Julian's blog: Mobile Madness!
I just recorded a show for the BBC World Service. It’s called The Forum, and I was honoured to be on with Charles Simic and Semir Zeki - eminent company indeed, and a fascinating discussion about creativity, perception and language ensued. The programme will be broadcast on the World Service and Radio 4, and also will be available as a podcast from the Forum’s website.
They ask me to rant with a controversial soapbox-style idea for 60 seconds. No problem ranting – but just for a minute? That’s tough! Anyway I thought it might amuse you to have the rant posted here, since it’s one that will resonate with many who care about sound. So here it is:
We have licences and laws governing the use of our cars. There should now be licences and laws for the public use of mobile devices so that the weight of society is aligned to make inconsiderate people change their ways.
I’m talking about behaviour such as
* causing a breach of the peace (especially in confined public spaces like buses and trains) by talking loudly on a mobile
* irritating fellow travellers with music overspilling from headphones
* playing distorted music through the inadequate loudspeakers of mobile phones in public places (‘sodcasting’)
* street offences such as stopping short or causing an obstruction on a busy pavement while texting
* holding loud and pompous conversations on mobiles (especially with headsets, and especially while pacing up and down in airport lounges and similar)
* playing games with the beeps turned on
* disrespecting people by having intimate or embarrassing conversations and thus effectively denying their existence and feelings.
At the moment, if someone is brave enough to complain, the result is often verbal or sometimes even physical abuse. We need to align the power of societal consensus so that just as jumping a red light is universally unacceptable, so are behaviours like sodcasting.

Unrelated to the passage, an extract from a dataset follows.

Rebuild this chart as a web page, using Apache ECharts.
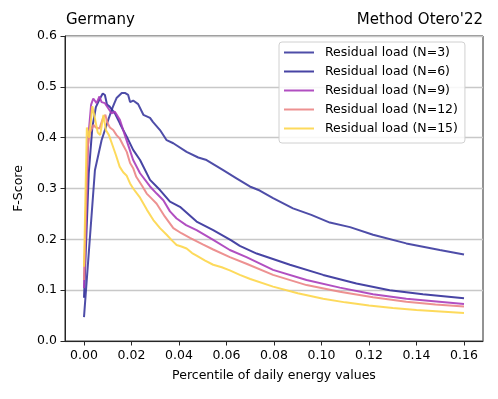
<!DOCTYPE html>
<html>
<head>
<meta charset="utf-8">
<script src="https://cdn.jsdelivr.net/npm/echarts@6/dist/echarts.min.js"></script>
<style>
  html, body { margin: 0; padding: 0; background: #fff; }
  #chart { width: 498px; height: 399px; }
</style>
</head>
<body>
<div id="chart"></div>
<script>
// x tick values and y range
const xTicks = [0, 0.02, 0.04, 0.06, 0.08, 0.10, 0.12, 0.14, 0.16];
const seriesNames = ["Residual load (N=3)", "Residual load (N=6)", "Residual load (N=9)", "Residual load (N=12)", "Residual load (N=15)"];
const seriesColors = ["#3b3a9e", "#33309a", "#a83cba", "#eb8585", "#fdd64a"];

// [percentile, F-score]
const n3 = [[0, 0.047], [0.0046, 0.336], [0.0074, 0.395], [0.0102, 0.435], [0.0116, 0.454], [0.0128, 0.468],
  [0.0137, 0.478], [0.0159, 0.488], [0.0172, 0.488], [0.0186, 0.484], [0.0194, 0.47], [0.0207, 0.473],
  [0.0215, 0.476], [0.0228, 0.466], [0.025, 0.445], [0.0278, 0.439], [0.029, 0.431], [0.032, 0.415],
  [0.0348, 0.395], [0.0376, 0.389], [0.0432, 0.372], [0.0481, 0.361], [0.0516, 0.356], [0.0586, 0.336],
  [0.0642, 0.32], [0.0698, 0.304], [0.074, 0.296], [0.0796, 0.281], [0.088, 0.261], [0.0957, 0.248],
  [0.1035, 0.233], [0.112, 0.224], [0.1217, 0.209], [0.1357, 0.192], [0.1498, 0.179], [0.16, 0.17]];

const n6 = [[0, 0.085], [0.002, 0.33], [0.0035, 0.42], [0.005, 0.46], [0.0065, 0.475], [0.0079, 0.487],
  [0.0088, 0.484], [0.0097, 0.465], [0.0108, 0.461], [0.0116, 0.464], [0.013, 0.448], [0.0151, 0.428],
  [0.0165, 0.415], [0.018, 0.402], [0.0207, 0.376], [0.0236, 0.356], [0.0278, 0.317], [0.032, 0.297],
  [0.0362, 0.274], [0.0404, 0.264], [0.0474, 0.235], [0.0544, 0.218], [0.062, 0.198], [0.0656, 0.187],
  [0.0727, 0.172], [0.0867, 0.15], [0.1007, 0.13], [0.1147, 0.113], [0.1287, 0.1], [0.1427, 0.092], [0.16, 0.084]];

const n9 = [[0, 0.104], [0.0018, 0.40], [0.003, 0.465], [0.0039, 0.477], [0.0053, 0.468], [0.0065, 0.481],
  [0.0074, 0.47], [0.0088, 0.468], [0.0102, 0.458], [0.0116, 0.448], [0.013, 0.451], [0.0151, 0.435],
  [0.0172, 0.405], [0.019, 0.38], [0.0207, 0.356], [0.0236, 0.33], [0.0278, 0.304], [0.0306, 0.29],
  [0.0334, 0.277], [0.0362, 0.255], [0.039, 0.241], [0.043, 0.228], [0.0474, 0.218], [0.0544, 0.199],
  [0.0614, 0.179], [0.0684, 0.165], [0.0796, 0.14], [0.0937, 0.12], [0.1077, 0.105], [0.1217, 0.092],
  [0.1357, 0.083], [0.16, 0.073]];

const n12 = [[0, 0.12], [0.0015, 0.38], [0.0025, 0.41], [0.004, 0.425], [0.005, 0.42], [0.0065, 0.418],
  [0.0081, 0.44], [0.009, 0.445], [0.0098, 0.43], [0.0109, 0.42], [0.0123, 0.415], [0.0137, 0.405],
  [0.0151, 0.398], [0.0165, 0.385], [0.018, 0.372], [0.0194, 0.35], [0.0207, 0.34], [0.022, 0.323],
  [0.0245, 0.305], [0.0264, 0.29], [0.0285, 0.28], [0.0306, 0.27], [0.034, 0.245], [0.0376, 0.222],
  [0.041, 0.212], [0.0446, 0.203], [0.05, 0.19], [0.0544, 0.18], [0.0614, 0.165], [0.0684, 0.152],
  [0.0796, 0.13], [0.0937, 0.11], [0.1077, 0.097], [0.1217, 0.086], [0.1357, 0.077], [0.148, 0.072], [0.16, 0.068]];

const n15 = [[0, 0.146], [0.0012, 0.42], [0.0022, 0.40], [0.0035, 0.462], [0.0045, 0.44], [0.0058, 0.41],
  [0.0068, 0.405], [0.0082, 0.445], [0.0092, 0.415], [0.0105, 0.405], [0.012, 0.385], [0.0135, 0.365],
  [0.015, 0.343], [0.0165, 0.332], [0.018, 0.325], [0.0194, 0.31], [0.0207, 0.30], [0.0236, 0.282],
  [0.0265, 0.258], [0.0292, 0.238], [0.032, 0.222], [0.0348, 0.209], [0.037, 0.198], [0.039, 0.189],
  [0.041, 0.186], [0.0432, 0.182], [0.0455, 0.173], [0.0474, 0.168], [0.051, 0.158], [0.0544, 0.15],
  [0.058, 0.145], [0.0614, 0.139], [0.0656, 0.13], [0.07, 0.122], [0.0796, 0.107], [0.09, 0.094],
  [0.1007, 0.083], [0.11, 0.076], [0.12, 0.07], [0.13, 0.065], [0.14, 0.061], [0.15, 0.058], [0.16, 0.055]];

const seriesData = [n3, n6, n9, n12, n15];

const font = "DejaVu Sans";
const ink = "#262626";

const chart = echarts.init(document.getElementById("chart"));

const option = {
  animation: false,
  textStyle: { fontFamily: font },
  title: [
    { text: "Germany", left: 66, top: 13, textStyle: { fontFamily: font, fontSize: 15, fontWeight: "normal", color: "#000" }, padding: 0 },
    { text: "Method Otero'22", right: 15, top: 13, textStyle: { fontFamily: font, fontSize: 15, fontWeight: "normal", color: "#000" }, padding: 0 },
  ],
  grid: {
    left: 65,
    right: 15,
    top: 36,
    bottom: 58,
    show: true,
    borderColor: ink,
    borderWidth: 1,
  },
  legend: {
    orient: "vertical",
    left: 279,
    top: 42,
    padding: [4, 7, 8, 4],
    itemWidth: 30,
    itemHeight: 14,
    itemGap: 6,
    itemStyle: { opacity: 0 },
    lineStyle: { width: 2 },
    backgroundColor: "rgba(255,255,255,0.85)",
    borderColor: "#d0d0d0",
    borderWidth: 1,
    borderRadius: 3,
    textStyle: { fontFamily: font, fontSize: 12.5, color: "#000", padding: [0, 0, 0, 6] },
    data: seriesNames,
  },
  xAxis: {
    type: "value",
    min: -0.008,
    max: 0.168,
    name: "Percentile of daily energy values",
    nameLocation: "middle",
    nameGap: 28,
    nameTextStyle: { fontFamily: font, fontSize: 12.5, color: "#000" },
    axisLine: { show: true, onZero: false, lineStyle: { color: ink, width: 1 } },
    axisTick: { show: true, customValues: xTicks, length: 4.5, lineStyle: { color: ink } },
    axisLabel: {
      customValues: xTicks,
      margin: 8,
      fontFamily: font,
      fontSize: 12.5,
      color: "#000",
      formatter: (v) => v.toFixed(2),
    },
    splitLine: { show: false },
  },
  yAxis: {
    type: "value",
    min: 0,
    max: 0.6,
    interval: 0.1,
    name: "F-Score",
    nameLocation: "middle",
    nameGap: 40,
    nameTextStyle: { fontFamily: font, fontSize: 12.5, color: "#000" },
    axisLine: { show: true, onZero: false, lineStyle: { color: ink, width: 1 } },
    axisTick: { show: true, length: 4.5, lineStyle: { color: ink } },
    axisLabel: {
      margin: 8,
      fontFamily: font,
      fontSize: 12.5,
      color: "#000",
      formatter: (v) => v.toFixed(1),
    },
    splitLine: { show: true, lineStyle: { color: "#c8c8c8", width: 1.3 } },
  },
  series: seriesNames.map((name, i) => ({
    name: name,
    type: "line",
    data: seriesData[i],
    symbol: "none",
    showSymbol: false,
    color: seriesColors[i],
    lineStyle: { color: seriesColors[i], width: 2, opacity: 0.9 },
  })),
};

chart.setOption(option);
</script>
</body>
</html>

Penalties could be a range of device confiscation periods (just like losing your driving licence) and corrective educational courses. This would require mobile police (in every sense of the phrase) which could be a voluntary force much like the Guardians on the New York subway. But the weight should be on educating people, ideally starting in school, to be thoughtful, considerate and mindful of the consequences of their behaviour on others. That may be idealistic, but without a consensus and some way of enforcing it we are heading for a digitally connected but physically divided society.